• Information provided:
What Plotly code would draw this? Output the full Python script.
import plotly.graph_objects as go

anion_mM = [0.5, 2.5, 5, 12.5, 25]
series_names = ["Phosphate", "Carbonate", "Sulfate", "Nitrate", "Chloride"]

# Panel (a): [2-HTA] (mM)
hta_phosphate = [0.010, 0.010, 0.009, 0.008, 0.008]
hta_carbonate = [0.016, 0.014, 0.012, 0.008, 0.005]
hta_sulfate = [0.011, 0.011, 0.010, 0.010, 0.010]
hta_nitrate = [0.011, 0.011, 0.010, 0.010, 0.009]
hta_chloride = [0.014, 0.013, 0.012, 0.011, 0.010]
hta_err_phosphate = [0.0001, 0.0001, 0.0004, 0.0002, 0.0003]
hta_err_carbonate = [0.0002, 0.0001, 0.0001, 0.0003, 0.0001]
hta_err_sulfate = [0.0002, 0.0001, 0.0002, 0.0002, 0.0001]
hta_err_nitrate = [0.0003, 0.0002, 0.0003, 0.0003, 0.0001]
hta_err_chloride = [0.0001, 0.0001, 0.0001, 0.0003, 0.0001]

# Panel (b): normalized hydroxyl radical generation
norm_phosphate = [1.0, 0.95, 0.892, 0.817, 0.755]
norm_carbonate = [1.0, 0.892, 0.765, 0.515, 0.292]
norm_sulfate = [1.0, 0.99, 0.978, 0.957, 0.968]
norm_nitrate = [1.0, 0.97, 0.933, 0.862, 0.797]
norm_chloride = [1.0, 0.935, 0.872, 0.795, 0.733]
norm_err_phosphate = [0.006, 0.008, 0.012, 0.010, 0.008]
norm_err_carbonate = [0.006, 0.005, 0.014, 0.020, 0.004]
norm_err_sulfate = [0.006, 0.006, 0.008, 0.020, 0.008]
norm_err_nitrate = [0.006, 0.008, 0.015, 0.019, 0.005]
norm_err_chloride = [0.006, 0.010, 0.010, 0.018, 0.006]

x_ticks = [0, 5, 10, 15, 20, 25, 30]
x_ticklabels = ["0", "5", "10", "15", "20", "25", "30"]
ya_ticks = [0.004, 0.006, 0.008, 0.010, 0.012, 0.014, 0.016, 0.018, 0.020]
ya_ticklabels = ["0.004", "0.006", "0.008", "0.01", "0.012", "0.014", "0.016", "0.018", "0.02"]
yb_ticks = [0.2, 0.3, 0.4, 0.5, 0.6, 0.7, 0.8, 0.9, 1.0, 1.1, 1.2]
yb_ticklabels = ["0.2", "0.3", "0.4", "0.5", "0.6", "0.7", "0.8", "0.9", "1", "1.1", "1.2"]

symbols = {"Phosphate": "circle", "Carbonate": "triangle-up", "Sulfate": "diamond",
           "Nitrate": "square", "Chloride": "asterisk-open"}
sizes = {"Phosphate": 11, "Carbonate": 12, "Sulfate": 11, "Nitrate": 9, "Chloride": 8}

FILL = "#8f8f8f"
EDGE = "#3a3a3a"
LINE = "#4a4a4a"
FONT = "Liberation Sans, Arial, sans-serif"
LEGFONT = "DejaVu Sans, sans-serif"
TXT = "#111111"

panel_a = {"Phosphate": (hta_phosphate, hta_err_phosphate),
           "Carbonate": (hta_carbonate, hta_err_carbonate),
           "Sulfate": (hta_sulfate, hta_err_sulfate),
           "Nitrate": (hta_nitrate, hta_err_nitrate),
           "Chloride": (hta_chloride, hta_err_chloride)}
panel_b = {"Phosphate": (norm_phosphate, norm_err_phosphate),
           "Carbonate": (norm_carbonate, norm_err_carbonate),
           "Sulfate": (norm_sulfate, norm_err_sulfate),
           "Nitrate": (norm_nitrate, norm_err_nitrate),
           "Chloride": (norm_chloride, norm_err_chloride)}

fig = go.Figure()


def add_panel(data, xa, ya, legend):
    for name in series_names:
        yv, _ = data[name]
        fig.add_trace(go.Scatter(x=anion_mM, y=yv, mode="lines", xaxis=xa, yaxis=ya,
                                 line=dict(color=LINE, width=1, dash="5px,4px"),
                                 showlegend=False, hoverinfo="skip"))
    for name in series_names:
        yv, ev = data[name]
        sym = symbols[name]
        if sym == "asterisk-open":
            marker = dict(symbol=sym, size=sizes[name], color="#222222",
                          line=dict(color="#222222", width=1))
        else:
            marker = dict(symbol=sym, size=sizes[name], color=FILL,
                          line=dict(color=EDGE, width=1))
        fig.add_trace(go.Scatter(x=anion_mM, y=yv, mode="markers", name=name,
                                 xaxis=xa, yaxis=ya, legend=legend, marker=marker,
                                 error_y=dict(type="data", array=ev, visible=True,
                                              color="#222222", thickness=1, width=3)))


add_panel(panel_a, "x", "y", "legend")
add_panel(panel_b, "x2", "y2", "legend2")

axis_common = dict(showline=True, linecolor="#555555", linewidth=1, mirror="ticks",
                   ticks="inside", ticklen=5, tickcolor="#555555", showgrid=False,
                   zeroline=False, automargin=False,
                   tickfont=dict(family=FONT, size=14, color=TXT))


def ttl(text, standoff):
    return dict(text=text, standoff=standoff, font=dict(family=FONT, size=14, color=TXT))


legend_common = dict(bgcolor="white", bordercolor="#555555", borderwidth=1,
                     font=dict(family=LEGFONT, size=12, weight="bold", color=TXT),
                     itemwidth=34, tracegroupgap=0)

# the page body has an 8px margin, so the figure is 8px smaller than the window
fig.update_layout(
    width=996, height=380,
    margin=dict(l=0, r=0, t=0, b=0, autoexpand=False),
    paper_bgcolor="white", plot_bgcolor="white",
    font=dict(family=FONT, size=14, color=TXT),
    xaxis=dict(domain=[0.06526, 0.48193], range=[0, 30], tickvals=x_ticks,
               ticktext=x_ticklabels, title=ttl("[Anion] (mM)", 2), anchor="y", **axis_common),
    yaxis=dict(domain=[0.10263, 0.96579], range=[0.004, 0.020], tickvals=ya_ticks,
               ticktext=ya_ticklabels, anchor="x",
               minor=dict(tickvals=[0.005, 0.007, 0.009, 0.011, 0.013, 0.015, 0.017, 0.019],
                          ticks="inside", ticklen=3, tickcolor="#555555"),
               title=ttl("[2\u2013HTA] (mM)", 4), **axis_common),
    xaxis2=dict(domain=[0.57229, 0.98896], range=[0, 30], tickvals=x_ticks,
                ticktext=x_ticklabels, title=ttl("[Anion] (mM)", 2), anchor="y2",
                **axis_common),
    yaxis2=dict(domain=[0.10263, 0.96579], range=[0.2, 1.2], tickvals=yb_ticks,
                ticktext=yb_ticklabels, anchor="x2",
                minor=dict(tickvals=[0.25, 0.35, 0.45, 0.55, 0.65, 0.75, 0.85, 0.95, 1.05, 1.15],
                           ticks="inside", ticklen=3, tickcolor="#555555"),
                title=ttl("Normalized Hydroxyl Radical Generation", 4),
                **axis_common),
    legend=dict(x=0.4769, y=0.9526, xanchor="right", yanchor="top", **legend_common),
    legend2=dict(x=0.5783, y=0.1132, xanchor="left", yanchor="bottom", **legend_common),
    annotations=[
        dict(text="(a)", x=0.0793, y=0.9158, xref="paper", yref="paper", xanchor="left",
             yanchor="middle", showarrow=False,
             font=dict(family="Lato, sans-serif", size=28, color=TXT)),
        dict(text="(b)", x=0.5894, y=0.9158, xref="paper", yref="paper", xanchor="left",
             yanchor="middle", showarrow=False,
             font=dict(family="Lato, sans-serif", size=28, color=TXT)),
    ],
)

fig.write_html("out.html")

* * *

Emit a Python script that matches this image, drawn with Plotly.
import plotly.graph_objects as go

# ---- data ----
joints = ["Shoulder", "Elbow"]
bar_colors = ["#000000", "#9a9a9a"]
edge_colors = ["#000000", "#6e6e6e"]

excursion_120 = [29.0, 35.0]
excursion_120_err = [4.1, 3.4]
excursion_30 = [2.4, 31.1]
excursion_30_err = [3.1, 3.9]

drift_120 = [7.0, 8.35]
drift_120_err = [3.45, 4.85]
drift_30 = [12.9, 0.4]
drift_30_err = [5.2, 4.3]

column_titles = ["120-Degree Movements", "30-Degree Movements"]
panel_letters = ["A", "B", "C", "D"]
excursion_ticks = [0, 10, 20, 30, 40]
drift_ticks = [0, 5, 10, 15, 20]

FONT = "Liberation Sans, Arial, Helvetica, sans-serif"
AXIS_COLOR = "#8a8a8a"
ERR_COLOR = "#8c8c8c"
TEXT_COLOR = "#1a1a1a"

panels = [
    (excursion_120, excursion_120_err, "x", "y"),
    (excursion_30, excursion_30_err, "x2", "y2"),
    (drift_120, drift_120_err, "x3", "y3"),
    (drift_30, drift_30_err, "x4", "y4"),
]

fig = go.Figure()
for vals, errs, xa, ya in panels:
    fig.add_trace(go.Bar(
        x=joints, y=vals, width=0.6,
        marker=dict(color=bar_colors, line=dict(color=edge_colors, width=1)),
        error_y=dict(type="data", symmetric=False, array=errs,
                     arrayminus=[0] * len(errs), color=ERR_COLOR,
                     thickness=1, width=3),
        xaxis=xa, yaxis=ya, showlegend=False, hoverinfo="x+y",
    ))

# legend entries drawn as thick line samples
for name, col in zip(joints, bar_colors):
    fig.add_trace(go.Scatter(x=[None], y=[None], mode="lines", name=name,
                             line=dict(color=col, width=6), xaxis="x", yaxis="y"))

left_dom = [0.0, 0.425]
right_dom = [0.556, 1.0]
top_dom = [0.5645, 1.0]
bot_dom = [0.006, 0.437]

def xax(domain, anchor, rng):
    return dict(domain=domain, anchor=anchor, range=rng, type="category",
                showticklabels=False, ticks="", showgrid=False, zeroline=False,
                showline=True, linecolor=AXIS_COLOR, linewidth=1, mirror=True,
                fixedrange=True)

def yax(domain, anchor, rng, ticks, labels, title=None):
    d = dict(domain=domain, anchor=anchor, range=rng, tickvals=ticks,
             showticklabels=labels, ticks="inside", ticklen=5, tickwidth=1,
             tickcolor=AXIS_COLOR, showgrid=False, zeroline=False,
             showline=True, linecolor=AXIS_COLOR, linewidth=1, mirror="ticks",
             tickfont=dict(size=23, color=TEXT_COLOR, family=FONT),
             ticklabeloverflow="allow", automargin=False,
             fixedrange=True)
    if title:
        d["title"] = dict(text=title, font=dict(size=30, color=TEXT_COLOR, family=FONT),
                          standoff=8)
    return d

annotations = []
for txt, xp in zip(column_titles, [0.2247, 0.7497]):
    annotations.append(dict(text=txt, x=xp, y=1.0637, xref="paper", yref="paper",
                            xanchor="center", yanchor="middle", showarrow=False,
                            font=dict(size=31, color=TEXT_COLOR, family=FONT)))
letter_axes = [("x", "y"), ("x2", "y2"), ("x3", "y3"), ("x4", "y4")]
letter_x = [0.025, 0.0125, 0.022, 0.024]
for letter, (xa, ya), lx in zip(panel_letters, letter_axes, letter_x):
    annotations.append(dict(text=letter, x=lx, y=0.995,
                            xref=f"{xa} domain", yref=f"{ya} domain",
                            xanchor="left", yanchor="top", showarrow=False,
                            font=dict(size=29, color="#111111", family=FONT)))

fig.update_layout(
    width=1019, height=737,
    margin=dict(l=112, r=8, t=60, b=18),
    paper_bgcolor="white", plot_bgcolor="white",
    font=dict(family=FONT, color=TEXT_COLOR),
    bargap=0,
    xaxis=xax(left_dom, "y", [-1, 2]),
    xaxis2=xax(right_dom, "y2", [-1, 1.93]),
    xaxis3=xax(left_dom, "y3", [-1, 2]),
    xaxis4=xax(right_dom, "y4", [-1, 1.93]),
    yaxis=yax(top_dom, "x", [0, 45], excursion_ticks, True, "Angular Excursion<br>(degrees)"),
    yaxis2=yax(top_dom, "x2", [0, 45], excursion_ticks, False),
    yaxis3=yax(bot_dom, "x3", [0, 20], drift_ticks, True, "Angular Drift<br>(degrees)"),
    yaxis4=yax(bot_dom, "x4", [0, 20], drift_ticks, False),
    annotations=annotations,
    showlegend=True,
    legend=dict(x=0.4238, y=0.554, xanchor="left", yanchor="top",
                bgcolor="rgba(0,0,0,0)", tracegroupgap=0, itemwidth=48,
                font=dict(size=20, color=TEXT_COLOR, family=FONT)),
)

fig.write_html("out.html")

• Challenge:
Everything from the line that contains "What Plotly code" to the line that contains "hta_err_chloride = [0.0001, 0.0001, 0.0001, 0.0003, 0.0001]" must be transcribed exactly, both end lines included.

• Response:
What Plotly code would draw this? Output the full Python script.
import plotly.graph_objects as go

anion_mM = [0.5, 2.5, 5, 12.5, 25]
series_names = ["Phosphate", "Carbonate", "Sulfate", "Nitrate", "Chloride"]

# Panel (a): [2-HTA] (mM)
hta_phosphate = [0.010, 0.010, 0.009, 0.008, 0.008]
hta_carbonate = [0.016, 0.014, 0.012, 0.008, 0.005]
hta_sulfate = [0.011, 0.011, 0.010, 0.010, 0.010]
hta_nitrate = [0.011, 0.011, 0.010, 0.010, 0.009]
hta_chloride = [0.014, 0.013, 0.012, 0.011, 0.010]
hta_err_phosphate = [0.0001, 0.0001, 0.0004, 0.0002, 0.0003]
hta_err_carbonate = [0.0002, 0.0001, 0.0001, 0.0003, 0.0001]
hta_err_sulfate = [0.0002, 0.0001, 0.0002, 0.0002, 0.0001]
hta_err_nitrate = [0.0003, 0.0002, 0.0003, 0.0003, 0.0001]
hta_err_chloride = [0.0001, 0.0001, 0.0001, 0.0003, 0.0001]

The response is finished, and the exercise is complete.